◆ **Task requirements**: Copy exactly, and only, the lines between the line holding "Reproduce this chart with Chart.js." and the line holding "['#FF3300', '#66FF33', '#66FFFF'];", inclusive; skip the pictures.

◆ **Information shown**:
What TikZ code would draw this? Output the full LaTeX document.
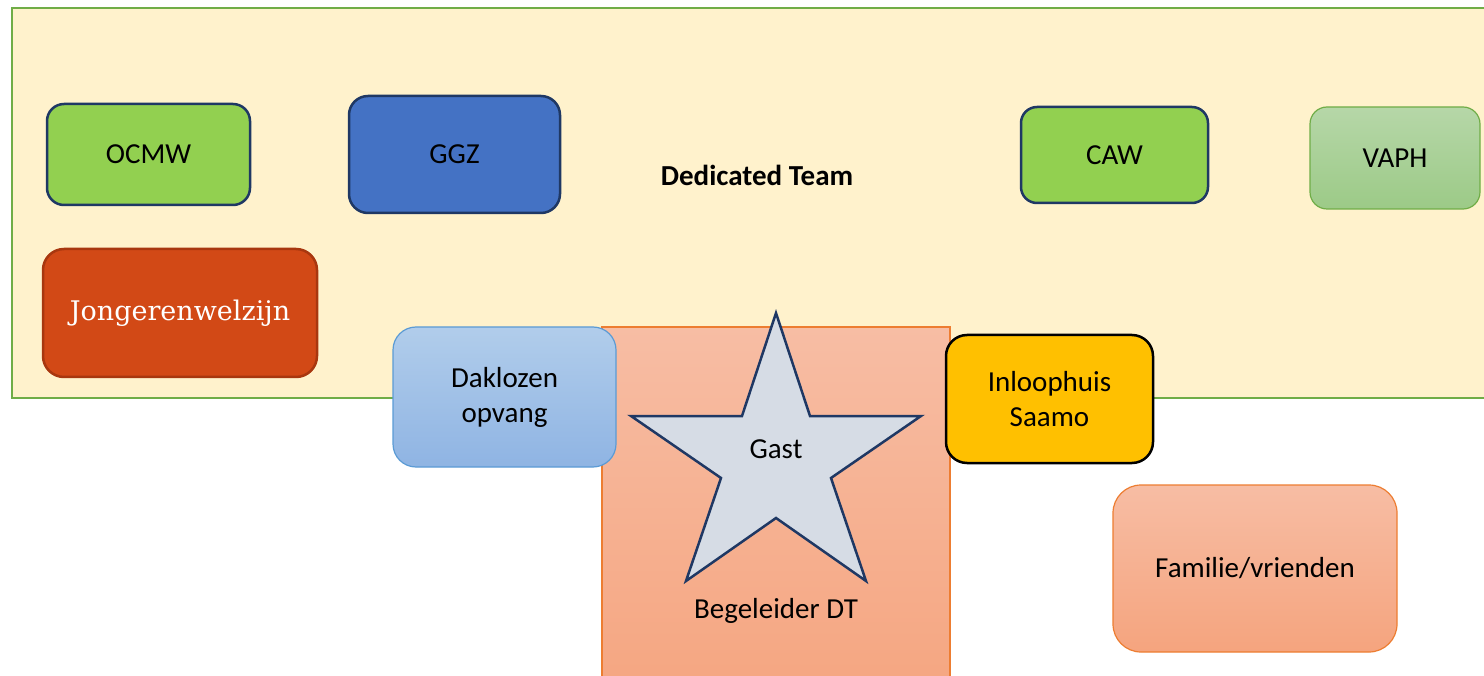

---

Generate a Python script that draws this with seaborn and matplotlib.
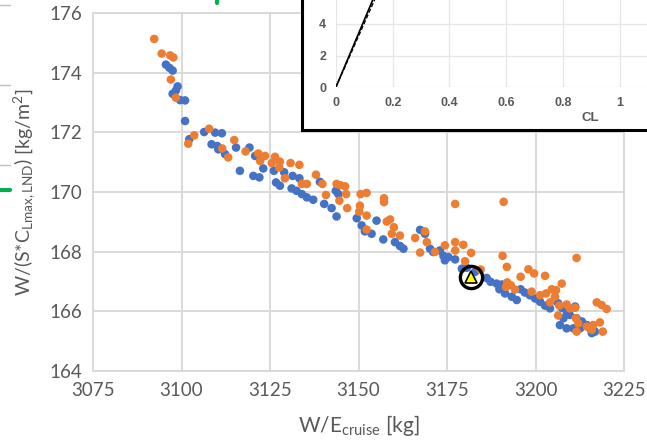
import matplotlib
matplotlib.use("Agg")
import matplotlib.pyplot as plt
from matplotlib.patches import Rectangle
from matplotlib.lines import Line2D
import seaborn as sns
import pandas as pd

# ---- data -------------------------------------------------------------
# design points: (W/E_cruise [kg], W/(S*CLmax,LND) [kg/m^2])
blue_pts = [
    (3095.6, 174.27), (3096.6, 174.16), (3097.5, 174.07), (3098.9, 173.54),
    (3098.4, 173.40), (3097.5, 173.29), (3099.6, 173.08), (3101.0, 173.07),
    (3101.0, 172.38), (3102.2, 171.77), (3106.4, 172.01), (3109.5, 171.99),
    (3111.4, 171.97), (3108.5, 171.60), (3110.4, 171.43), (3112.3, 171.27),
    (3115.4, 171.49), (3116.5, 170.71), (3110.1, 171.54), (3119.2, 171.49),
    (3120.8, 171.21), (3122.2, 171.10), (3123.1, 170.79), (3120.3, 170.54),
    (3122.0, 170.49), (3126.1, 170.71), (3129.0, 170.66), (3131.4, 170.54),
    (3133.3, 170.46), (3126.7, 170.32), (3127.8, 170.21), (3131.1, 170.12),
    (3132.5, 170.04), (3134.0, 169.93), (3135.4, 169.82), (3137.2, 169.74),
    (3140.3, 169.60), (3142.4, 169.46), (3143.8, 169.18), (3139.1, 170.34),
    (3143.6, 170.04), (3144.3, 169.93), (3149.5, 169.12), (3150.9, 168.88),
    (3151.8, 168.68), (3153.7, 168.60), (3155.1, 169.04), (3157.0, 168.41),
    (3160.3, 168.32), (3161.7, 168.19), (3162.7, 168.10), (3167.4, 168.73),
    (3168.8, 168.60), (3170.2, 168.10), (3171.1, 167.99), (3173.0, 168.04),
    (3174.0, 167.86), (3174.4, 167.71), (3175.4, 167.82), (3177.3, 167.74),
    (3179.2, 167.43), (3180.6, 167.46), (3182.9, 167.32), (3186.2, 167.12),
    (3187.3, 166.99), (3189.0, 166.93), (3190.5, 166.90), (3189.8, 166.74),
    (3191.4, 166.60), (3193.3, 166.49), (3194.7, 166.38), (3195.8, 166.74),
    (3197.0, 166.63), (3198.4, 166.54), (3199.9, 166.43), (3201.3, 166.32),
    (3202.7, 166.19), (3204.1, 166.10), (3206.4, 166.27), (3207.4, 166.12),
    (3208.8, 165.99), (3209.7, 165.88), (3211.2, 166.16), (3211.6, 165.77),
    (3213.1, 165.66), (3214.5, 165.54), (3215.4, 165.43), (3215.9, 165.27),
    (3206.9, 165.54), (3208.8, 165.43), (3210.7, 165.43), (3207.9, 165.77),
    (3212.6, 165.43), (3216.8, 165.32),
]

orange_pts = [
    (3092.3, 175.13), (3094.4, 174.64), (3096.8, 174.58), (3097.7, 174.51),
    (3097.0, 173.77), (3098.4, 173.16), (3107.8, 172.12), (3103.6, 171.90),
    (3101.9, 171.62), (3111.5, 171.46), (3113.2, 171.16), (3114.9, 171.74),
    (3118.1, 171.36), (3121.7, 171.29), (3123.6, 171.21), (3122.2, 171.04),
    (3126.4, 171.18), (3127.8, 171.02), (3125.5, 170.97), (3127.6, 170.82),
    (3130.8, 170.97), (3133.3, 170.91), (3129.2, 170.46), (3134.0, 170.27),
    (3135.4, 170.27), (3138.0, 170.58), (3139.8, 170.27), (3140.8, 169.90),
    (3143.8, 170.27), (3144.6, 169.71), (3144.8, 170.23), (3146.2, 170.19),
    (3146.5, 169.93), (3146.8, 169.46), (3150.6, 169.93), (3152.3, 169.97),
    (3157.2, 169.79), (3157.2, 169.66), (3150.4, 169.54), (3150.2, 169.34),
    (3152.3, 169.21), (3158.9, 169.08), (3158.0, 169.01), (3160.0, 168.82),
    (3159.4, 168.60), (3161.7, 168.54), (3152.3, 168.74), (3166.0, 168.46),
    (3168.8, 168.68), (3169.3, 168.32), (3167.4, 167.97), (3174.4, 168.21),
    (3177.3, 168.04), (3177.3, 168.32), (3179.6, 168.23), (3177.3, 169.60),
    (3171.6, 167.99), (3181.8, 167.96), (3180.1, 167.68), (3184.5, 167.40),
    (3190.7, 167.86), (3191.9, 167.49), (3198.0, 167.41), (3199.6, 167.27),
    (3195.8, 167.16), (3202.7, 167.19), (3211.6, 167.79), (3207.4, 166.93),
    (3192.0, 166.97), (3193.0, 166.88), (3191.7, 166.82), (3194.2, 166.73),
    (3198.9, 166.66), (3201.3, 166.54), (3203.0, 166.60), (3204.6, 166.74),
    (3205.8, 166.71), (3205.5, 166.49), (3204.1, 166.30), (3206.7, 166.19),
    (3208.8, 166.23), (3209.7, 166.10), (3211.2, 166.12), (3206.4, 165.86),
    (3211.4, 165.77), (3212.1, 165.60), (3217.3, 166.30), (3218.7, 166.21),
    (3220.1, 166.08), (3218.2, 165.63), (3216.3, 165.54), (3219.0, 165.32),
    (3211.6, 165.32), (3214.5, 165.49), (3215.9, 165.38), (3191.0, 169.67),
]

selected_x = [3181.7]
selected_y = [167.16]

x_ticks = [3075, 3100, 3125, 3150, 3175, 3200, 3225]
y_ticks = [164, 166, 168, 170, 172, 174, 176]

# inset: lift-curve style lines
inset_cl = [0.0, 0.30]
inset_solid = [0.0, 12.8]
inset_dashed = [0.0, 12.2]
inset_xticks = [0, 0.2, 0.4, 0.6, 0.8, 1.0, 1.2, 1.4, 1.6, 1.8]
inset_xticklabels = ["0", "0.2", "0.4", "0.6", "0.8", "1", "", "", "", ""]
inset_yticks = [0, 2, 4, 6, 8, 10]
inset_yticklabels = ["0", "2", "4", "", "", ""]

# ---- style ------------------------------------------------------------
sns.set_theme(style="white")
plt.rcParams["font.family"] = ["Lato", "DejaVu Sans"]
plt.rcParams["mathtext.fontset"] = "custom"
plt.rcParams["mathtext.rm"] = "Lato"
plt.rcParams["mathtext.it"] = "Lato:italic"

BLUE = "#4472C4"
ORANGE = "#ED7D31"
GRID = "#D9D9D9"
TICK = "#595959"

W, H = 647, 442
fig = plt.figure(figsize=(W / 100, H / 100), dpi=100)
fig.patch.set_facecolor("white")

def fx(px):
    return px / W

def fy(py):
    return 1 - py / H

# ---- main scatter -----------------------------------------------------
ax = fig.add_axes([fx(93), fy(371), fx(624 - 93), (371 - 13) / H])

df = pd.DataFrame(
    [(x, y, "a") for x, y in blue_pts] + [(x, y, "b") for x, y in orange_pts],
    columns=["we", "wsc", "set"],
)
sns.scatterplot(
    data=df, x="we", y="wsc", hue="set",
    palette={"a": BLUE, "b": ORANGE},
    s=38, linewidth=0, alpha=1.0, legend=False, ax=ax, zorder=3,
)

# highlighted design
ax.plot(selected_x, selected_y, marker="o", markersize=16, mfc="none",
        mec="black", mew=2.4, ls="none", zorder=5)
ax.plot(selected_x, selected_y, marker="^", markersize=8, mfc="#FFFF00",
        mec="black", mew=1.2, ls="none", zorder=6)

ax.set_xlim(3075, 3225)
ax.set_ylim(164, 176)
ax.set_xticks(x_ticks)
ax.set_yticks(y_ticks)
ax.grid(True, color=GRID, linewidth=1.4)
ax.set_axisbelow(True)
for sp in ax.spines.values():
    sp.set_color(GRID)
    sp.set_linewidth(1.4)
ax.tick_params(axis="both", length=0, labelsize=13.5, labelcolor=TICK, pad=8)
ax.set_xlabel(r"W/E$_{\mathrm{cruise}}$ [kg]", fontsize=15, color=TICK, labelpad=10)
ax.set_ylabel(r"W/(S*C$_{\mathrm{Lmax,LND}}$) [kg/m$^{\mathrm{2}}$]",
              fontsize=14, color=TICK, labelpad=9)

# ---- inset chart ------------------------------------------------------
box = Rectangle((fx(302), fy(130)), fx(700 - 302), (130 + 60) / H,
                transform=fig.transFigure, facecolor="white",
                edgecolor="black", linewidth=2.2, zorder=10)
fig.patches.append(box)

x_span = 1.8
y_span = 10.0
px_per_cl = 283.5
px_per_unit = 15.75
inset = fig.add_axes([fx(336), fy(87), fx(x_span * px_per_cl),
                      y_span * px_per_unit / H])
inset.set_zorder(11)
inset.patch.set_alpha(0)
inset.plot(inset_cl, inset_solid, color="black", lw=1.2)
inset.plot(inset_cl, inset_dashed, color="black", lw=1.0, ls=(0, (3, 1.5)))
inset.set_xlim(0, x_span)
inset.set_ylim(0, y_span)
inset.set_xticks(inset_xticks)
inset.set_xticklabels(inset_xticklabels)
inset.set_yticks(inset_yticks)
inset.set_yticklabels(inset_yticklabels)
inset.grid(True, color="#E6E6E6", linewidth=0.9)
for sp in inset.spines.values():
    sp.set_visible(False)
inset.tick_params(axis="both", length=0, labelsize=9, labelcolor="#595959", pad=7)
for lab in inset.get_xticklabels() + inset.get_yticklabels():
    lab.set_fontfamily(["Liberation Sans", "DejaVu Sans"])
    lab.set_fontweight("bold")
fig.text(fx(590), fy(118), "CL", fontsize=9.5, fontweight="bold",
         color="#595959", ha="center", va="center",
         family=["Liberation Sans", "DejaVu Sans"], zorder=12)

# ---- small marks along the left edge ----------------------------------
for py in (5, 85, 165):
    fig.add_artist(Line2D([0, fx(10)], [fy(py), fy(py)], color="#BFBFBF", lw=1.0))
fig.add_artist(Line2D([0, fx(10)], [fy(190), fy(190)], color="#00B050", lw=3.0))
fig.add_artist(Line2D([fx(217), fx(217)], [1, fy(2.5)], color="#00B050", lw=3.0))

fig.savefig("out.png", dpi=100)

--

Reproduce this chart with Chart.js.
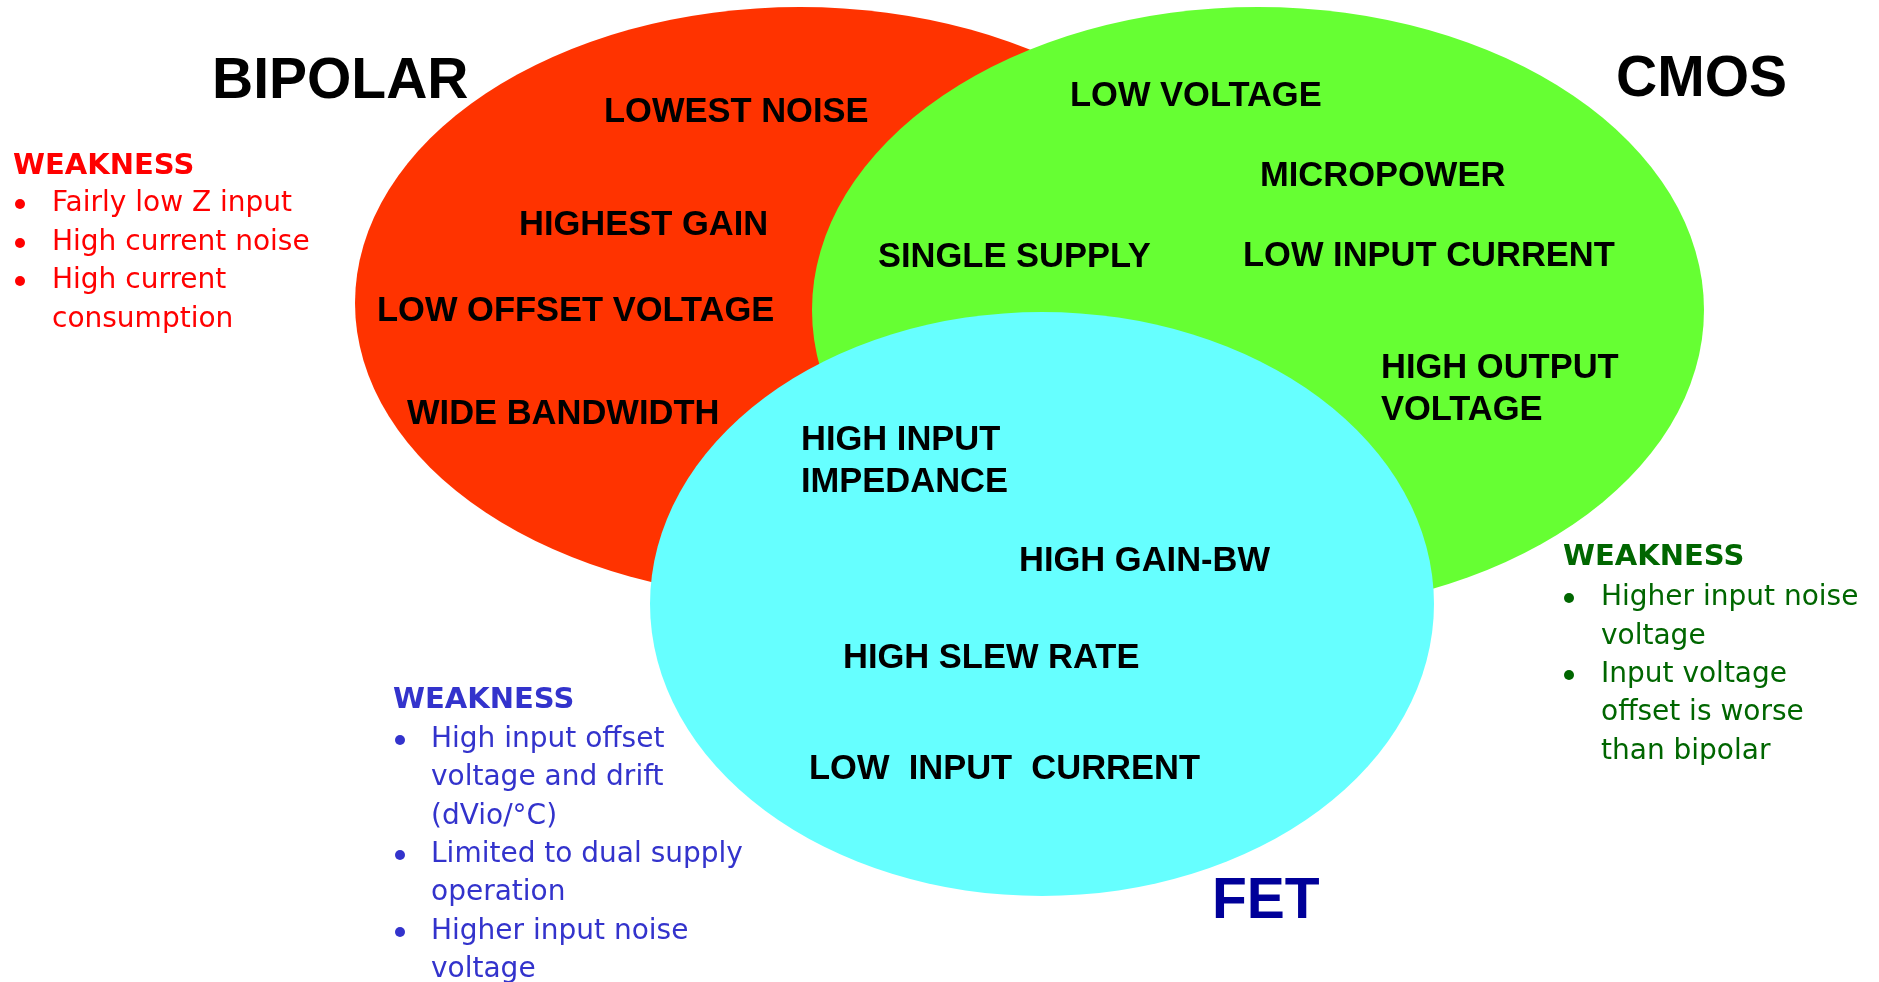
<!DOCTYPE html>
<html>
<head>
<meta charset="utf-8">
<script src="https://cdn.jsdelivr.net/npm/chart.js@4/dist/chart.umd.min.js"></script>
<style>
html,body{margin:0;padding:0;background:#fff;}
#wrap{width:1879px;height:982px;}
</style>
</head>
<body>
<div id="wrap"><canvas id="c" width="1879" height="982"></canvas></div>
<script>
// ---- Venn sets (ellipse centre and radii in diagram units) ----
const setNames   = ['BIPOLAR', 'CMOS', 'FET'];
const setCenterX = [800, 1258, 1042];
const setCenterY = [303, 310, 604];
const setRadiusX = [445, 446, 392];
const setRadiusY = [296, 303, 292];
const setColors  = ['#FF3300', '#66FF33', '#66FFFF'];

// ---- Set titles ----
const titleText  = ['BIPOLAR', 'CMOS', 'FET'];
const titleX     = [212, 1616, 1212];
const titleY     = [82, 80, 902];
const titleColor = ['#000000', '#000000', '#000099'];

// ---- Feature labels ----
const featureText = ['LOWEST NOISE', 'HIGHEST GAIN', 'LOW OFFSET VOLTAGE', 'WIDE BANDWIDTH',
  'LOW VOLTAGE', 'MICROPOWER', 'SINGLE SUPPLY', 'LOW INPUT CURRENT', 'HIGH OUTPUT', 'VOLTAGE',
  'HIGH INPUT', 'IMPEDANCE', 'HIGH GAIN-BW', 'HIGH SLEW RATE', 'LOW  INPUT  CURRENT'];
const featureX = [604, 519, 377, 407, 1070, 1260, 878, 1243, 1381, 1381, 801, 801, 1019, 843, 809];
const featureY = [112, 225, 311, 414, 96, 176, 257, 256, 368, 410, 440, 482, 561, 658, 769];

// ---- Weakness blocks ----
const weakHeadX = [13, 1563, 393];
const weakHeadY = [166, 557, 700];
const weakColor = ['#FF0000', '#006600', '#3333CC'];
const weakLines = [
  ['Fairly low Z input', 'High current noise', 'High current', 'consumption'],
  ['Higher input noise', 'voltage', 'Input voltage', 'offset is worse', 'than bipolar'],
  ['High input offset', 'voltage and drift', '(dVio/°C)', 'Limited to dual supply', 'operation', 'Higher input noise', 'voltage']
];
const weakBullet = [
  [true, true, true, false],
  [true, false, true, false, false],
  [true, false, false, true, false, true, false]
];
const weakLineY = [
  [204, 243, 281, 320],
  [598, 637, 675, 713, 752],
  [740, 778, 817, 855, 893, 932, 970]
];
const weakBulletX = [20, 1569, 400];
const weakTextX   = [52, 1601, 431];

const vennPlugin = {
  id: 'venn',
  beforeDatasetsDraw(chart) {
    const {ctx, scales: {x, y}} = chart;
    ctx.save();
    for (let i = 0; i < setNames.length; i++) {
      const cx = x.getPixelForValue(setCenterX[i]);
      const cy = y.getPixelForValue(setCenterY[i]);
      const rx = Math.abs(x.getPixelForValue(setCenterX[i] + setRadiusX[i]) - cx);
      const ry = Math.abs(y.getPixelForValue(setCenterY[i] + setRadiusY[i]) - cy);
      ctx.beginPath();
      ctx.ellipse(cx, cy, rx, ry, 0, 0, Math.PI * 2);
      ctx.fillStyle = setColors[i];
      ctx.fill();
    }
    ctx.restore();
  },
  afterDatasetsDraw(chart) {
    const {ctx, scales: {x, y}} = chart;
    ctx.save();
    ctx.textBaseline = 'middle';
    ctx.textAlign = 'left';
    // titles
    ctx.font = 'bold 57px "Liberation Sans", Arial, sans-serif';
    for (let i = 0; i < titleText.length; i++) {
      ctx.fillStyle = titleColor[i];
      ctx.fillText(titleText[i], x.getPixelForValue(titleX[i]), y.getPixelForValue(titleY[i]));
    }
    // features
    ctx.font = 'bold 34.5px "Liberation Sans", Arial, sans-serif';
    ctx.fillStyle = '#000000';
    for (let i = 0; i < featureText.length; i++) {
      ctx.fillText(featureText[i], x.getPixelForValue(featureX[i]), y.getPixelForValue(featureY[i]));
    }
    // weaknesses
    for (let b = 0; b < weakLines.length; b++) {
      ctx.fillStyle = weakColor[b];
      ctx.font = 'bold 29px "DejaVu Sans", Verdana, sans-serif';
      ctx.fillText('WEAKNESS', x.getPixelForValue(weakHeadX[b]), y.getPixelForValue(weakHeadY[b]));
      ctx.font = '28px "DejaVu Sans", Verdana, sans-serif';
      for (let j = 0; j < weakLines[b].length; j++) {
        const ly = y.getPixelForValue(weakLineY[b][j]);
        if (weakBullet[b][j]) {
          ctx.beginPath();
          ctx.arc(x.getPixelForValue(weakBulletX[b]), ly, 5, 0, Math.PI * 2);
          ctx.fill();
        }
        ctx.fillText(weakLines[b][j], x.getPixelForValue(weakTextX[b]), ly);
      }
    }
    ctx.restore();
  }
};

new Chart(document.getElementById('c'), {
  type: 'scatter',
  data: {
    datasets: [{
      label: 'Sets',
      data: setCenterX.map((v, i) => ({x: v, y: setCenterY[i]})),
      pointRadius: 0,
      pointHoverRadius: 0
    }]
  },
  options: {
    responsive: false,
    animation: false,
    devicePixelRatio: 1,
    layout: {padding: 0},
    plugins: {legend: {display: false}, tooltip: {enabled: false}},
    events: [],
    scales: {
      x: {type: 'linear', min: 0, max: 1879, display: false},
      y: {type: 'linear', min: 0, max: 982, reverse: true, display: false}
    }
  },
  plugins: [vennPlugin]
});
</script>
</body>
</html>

◆ **Task result**:
Reproduce this chart with Chart.js.
<!DOCTYPE html>
<html>
<head>
<meta charset="utf-8">
<script src="https://cdn.jsdelivr.net/npm/chart.js@4/dist/chart.umd.min.js"></script>
<style>
html,body{margin:0;padding:0;background:#fff;}
#wrap{width:1879px;height:982px;}
</style>
</head>
<body>
<div id="wrap"><canvas id="c" width="1879" height="982"></canvas></div>
<script>
// ---- Venn sets (ellipse centre and radii in diagram units) ----
const setNames   = ['BIPOLAR', 'CMOS', 'FET'];
const setCenterX = [800, 1258, 1042];
const setCenterY = [303, 310, 604];
const setRadiusX = [445, 446, 392];
const setRadiusY = [296, 303, 292];
const setColors  = ['#FF3300', '#66FF33', '#66FFFF'];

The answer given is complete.